Although he lived most of his life in Paris, his childhood experiences of growing up in Besançon had a seminal impact on shaping his literature and his outlook on life.
Wandering around the Victor Hugo museum in his childhood home was a humbling experience. Despite watching ‘Les Mis’ on countless occasions, I had little inkling of Victor Hugo’s evangelical crusade against the inequities of poverty, the death sentence and childhood labour, all themes woven into the fabric of his greatest work ‘Les Miserables’.
Besancon’s history dates back to Roman times – it features in Caesar’s account of the Gallic Wars and it features on the path down from the Citadel in the form of the beautiful triumphal arch, known as the Black Gate, erected in 175 AD to commemorate the triumphs of the Roman Emperor, Marcus Aurelius.
Heading back towards the Diocesenal house, I briefly dropped in to look around the church of Saint-Maurice.

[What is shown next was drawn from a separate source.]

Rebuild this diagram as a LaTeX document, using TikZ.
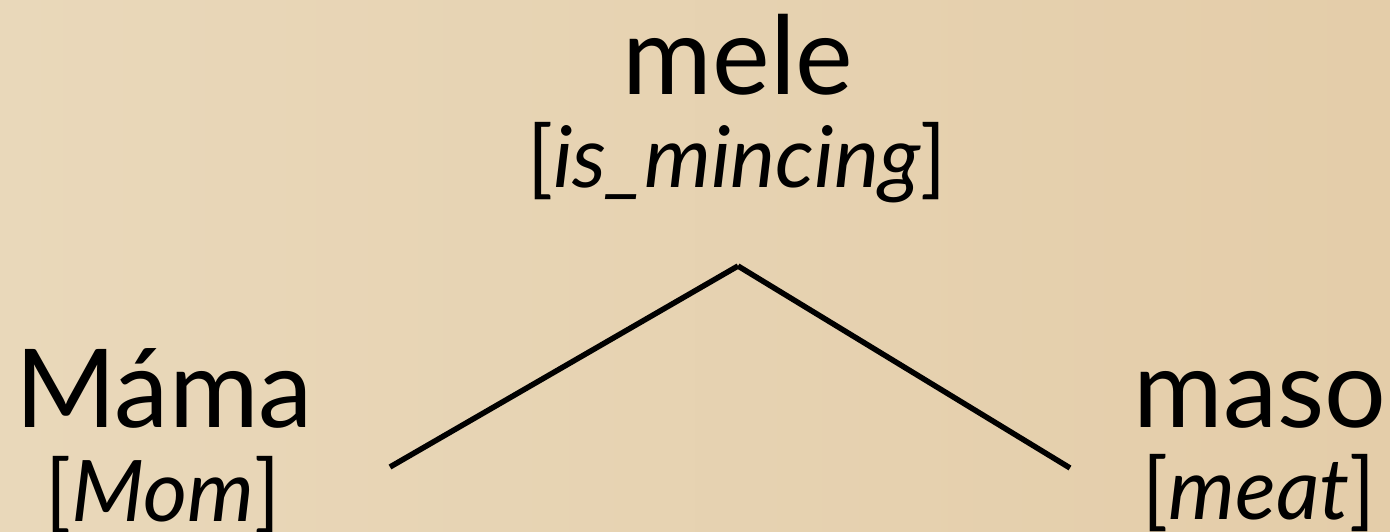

Dimly lit and rather lugubrious, its effigies of Joan of Arc and Saint Expedit, the patron saint of travellers, were its most impressive features.
As lunchtime approached I decided it was time to go in search of ‘gaffer tape’. A quick Google search of ‘ bricolage’ (DIY) suggested there was a DIY store called ‘DK Fermetures’ that was located less than 2km away. After 20 minutes of risking life and limb by jay walking and traffic dodging, I reached the DIY shop. It was closed, and judging by the heavy bars on its windows, it was unlikely to open anytime soon.
Undeterred, I headed further down the street. Maybe there was a cluster of DIY shops in the neighbourhood where I could discover a stash of ‘gaffer tape’ or whatever its French equivalent was. I had psyched myself up by practising asking for gaffer tape in French: “Excuisez-moi, mais ou est Le Gaffer Tape?”
Thankfully I soon came across an industrially sized supermarket that occupied several football pitches. If ever there was going to be somewhere which sold ‘Gaffer Tape’, this place was surely it.
Sure enough, I had hit the jackpot. Not only did the supermarket stock 500g packs of spiced chopped carrots, tins of mackerel in mustard and elemental and ham Triple sandwich packs, but they also stocked ‘gaffer tape’. What more could a pilgrim, with an empty stomach and a knackered pair of boots, desire?
Back on my room at the Diocesonal House, I set about covering the holes in my boots with ‘gaffer tape’. I’m not sure what a cobbler from Northamptonshire would have made of my hamfisted efforts at boot repair (“cobblers”?) but there was little other choice. I had dropped into a sports shop on my way back to my rooms to enquire about the possibility of purchasing a pair of size 12 Meindl Mid Respond GTX boots.
The shop assistant had looked at me as if I was mildly deranged before replying that it would make at least 10 days to order in the Meindl boots I wanted, while they didn’t stock any size 12 boots. Ah well, I thought to myself back at the Diocesanal centre, it looks like the final two weeks of my walk are going to be in the lap of the Gods and the reliability of ‘gaffer tape’. What could possibly go wrong!